Federico Fubini, la Repubblica 27/4/2014, 27 aprile 2014
MANOVRA D’AUTUNNO CACCIA A 25 MILIARDI
La leggenda vuole che il conquistatore Hernan Cortes, sbarcato in Messico, abbia fatto bruciare le navi. Solo così era sicuro che i suoi non avrebbero disertato per tornare indietro. Una versione aggiornata della scelta di Cortes è la manovra di Matteo Renzi in ottobre.
Perché la correzione dei conti può arrivare fino a 25 miliardi.
L’equivalente delle navi al rogo, l’addio alla via di fuga, sono gli impegni che il premier ha già preso, oltre a quelli che eredita dal governo precedente. Renzi ha promesso di rendere permanenti sgravi fiscali per dieci miliardi l’anno (lo 0,7% del Pil) per i redditi medio-bassi. Poiché il governo propone alla Commissione Ue di rallentare il passo del risanamento del bilancio quest’anno per poi accelerare nel 2015, Renzi resta senza alternative. Si è bruciato le navi alle spalle. Può solo avanzare come Cortes, cioè procedere a tagli di spesa sei volte più ampi di quelli da circa tre miliardi annunciati sul 2014. È una cura radicale, se il premier ne avrà la forza politica. L’alternativa sarebbe una deriva dei conti o il tornare indietro sulla promessa dei 10 miliardi che ormai è diventata la sua cifra.
Recita infatti il Documento di economia e finanza (Def) pubblicato questo mese: “Nel 2015 e 2016 il raggiungimento del pareggio di bilancio in termini strutturali richiederà misure aggiuntive per colmare il gap residuo, che il governo ipotizza perverranno unicamente dalla spesa”. Questo significa trovare quasi cinque miliardi per ridurre il deficit, oltre ai dieci per coprire gli sgravi Irpef. Siamo già a 15.
La lista della manovra che aspetta Renzi in autunno però non finisce qua. L’agenzia Reuters ha fatto una stima, andando a vedere gli impegni lasciati dalla precedente Legge di stabilità. E ne emergono interventi per almeno altri dieci miliardi, anche perché l’ultima manovra del governo di Enrico Letta utilizza già i proventi di una parte dei tagli di spesa previsti. È così che il conto della legge di stabilità d’autunno rischia di salire a 25 miliardi.

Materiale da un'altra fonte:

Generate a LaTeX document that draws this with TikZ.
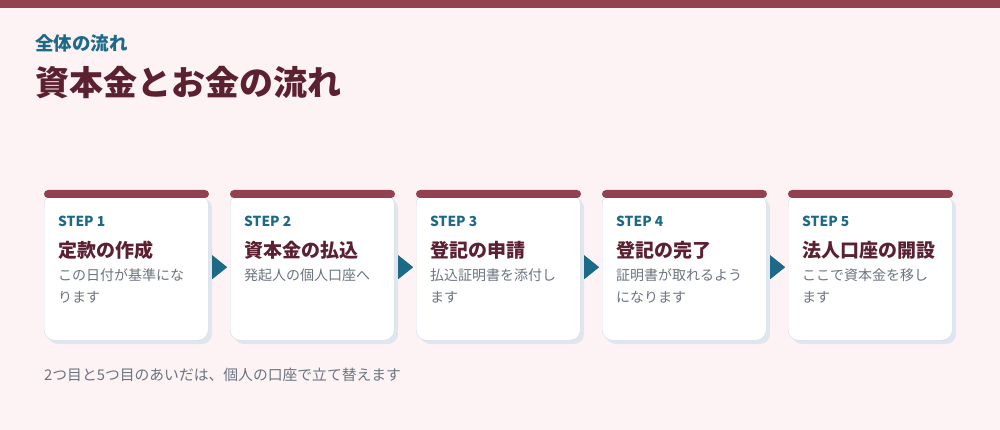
\documentclass[tikz,border=0pt]{standalone}
\usepackage{fontspec}
\setmainfont{Noto Sans CJK JP}
\usetikzlibrary{positioning,calc}
\definecolor{bgpink}{HTML}{FDF3F5}
\definecolor{maroon}{HTML}{934150}
\definecolor{darkwine}{HTML}{5C2131}
\definecolor{teal}{HTML}{1D6A88}
\definecolor{slate}{HTML}{6B7480}
\definecolor{cardline}{HTML}{D3DCE6}
\definecolor{cardshadow}{HTML}{DFE6EE}
\begin{document}
\begin{tikzpicture}[x=1pt,y=-1pt,
  card/.style={draw=cardline,fill=white,rounded corners=10pt,minimum width=164pt,minimum height=146pt,inner sep=0pt},
  shade/.style={fill=cardshadow,rounded corners=10pt},
  topbar/.style={fill=maroon,rounded corners=4pt},
  steplabel/.style={anchor=west,inner sep=0pt,font=\bfseries\fontsize{13.8}{16}\selectfont,text=teal},
  steptitle/.style={anchor=west,inner sep=0pt,font=\bfseries\fontsize{19}{22}\selectfont,text=darkwine},
  stepnote/.style={anchor=north west,inner sep=0pt,align=left,font=\fontsize{14}{22}\selectfont,text=slate},
  tri/.style={fill=teal}]
\def\cardTop{194}
\def\cardBot{340}
\useasboundingbox (0,0) rectangle (1000,430);
\fill[bgpink] (0,0) rectangle (1000,430);
\fill[maroon] (0,0) rectangle (1000,8);
% headings
\node[anchor=west,inner sep=0pt,font=\bfseries\fontsize{18.5}{20}\selectfont,text=teal] (kicker) at (35,43) {全体の流れ};
\node[anchor=west,inner sep=0pt,font=\bfseries\fontsize{34}{38}\selectfont,text=darkwine] (title) at (35,83) {資本金とお金の流れ};
% cards
\foreach \i/\x in {1/44,2/230,3/416,4/602,5/788}{
  \fill[shade] (\x+4,\cardTop+4) rectangle (\x+168,\cardBot+4);
  \node[card,anchor=north west] (card\i) at (\x,\cardTop) {};
  \fill[topbar] (\x,190) rectangle (\x+165,198);
}
\node[steplabel] (s1) at (58,221) {STEP 1};
\node[steplabel] (s2) at (244,221) {STEP 2};
\node[steplabel] (s3) at (430,221) {STEP 3};
\node[steplabel] (s4) at (616,221) {STEP 4};
\node[steplabel] (s5) at (802,221) {STEP 5};
\node[steptitle] (t1) at (58,250) {定款の作成};
\node[steptitle] (t2) at (244,250) {資本金の払込};
\node[steptitle] (t3) at (430,250) {登記の申請};
\node[steptitle] (t4) at (616,250) {登記の完了};
\node[steptitle] (t5) at (802,250) {法人口座の開設};
\node[stepnote] (n1) at (58,268.5) {この日付が基準にな\\ります};
\node[stepnote] (n2) at (244,268.5) {発起人の個人口座へ};
\node[stepnote] (n3) at (430,268.5) {払込証明書を添付し\\ます};
\node[stepnote] (n4) at (616,268.5) {証明書が取れるよう\\になります};
\node[stepnote] (n5) at (802,268.5) {ここで資本金を移し\\ます};
% arrows between cards
\foreach \a/\b in {1/2,2/3,3/4,4/5}{
  \fill[tri] ($(card\a.east)!0.5!(card\b.west)$) ++(-7,-12) -- ++(15,12) -- ++(-15,12) -- cycle;
}
\node[anchor=west,inner sep=0pt,font=\fontsize{14.8}{17}\selectfont,text=slate] (foot) at (44,375) {2つ目と5つ目のあいだは、個人の口座で立て替えます};
\end{tikzpicture}
\end{document}
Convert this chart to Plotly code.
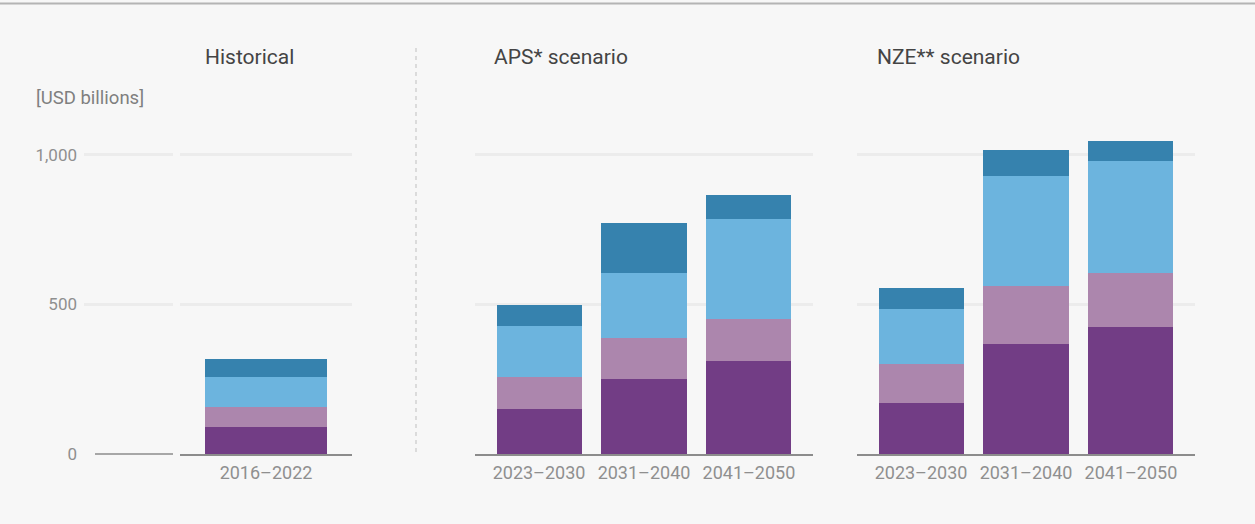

La legge di stabilità di Letta, ovviamente in vigore, prevede una scansione precisa di eventi. Per esempio, dice che «entro il 31 luglio del 2014» devono essere definiti tagli alla spesa per 500 milioni nel 2014, 1,4 miliardi nel 2015 e 1,9 nel 2016. Non solo. In base alla legge di stabilità in vigore il governo deve definire con un decreto del presidente del Consiglio «da adottare entro il 15 gennaio 2015» (come ricorda Reuters) un’ulteriore correzione dei conti da tre miliardi nel 2015, che sale a sette miliardi nel 2016 e dieci miliardi nel 2017. Così il conto della manovra per l’anno prossimo sale già a 19 miliardi.
Ci sono poi spese difficilmente evitabili, per le emergenze sociali e per gli impegni internazionali dell’Italia. La cassa integrazione in deroga e le missioni all’estero vanno rifinanziate. In più ci sono altri ammortizzatori sociali, i sussidi all’autotrasporto, la manutenzione di strade e ferrovie. Solo per la Cig in deroga, quella per i dipendenti sospesi dalle piccole imprese, serve un altro miliardo nel 2014. E per l’insieme di queste spese incomprimibili il Def stima che, a politiche invariate, si debbano trovare sei miliardi nel 2015 (ai quali ne vanno aggiunti tre nel 2016).
Sale così a 25 miliardi il conto potenziale della correzione dei conti che Renzi deve varare con legge di stabilità prevista per metà ottobre. È circa l’1,7% del Pil. Non sarà facile in un Paese già esausto per aver affrontato manovre da 67 miliardi fra il 2011 e il 2013, con interessi sul debito pubblico che gravano ogni anno per 80 miliardi sui contribuenti. Dev’essere per questo che la Banca d’Italia ha già detto che «nel 2015 i risparmi di spesa indicati non sarebbero sufficienti, da soli, a conseguire gli obiettivi programmatici ». Ma Renzi si è bruciato le navi alle spalle, perché ha fatto la sua promessa sugli sgravi Irpef. Dovrà andare avanti a tagliare o incrociare le dita e sperare di rinegoziare gli impegni con l’Europa, oltre quanto ha già chiesto per il 2014. L’alternativa sarebbe una via di fuga laterale: elezioni in autunno. Ma questa, naturalmente, è tutta un’altra storia.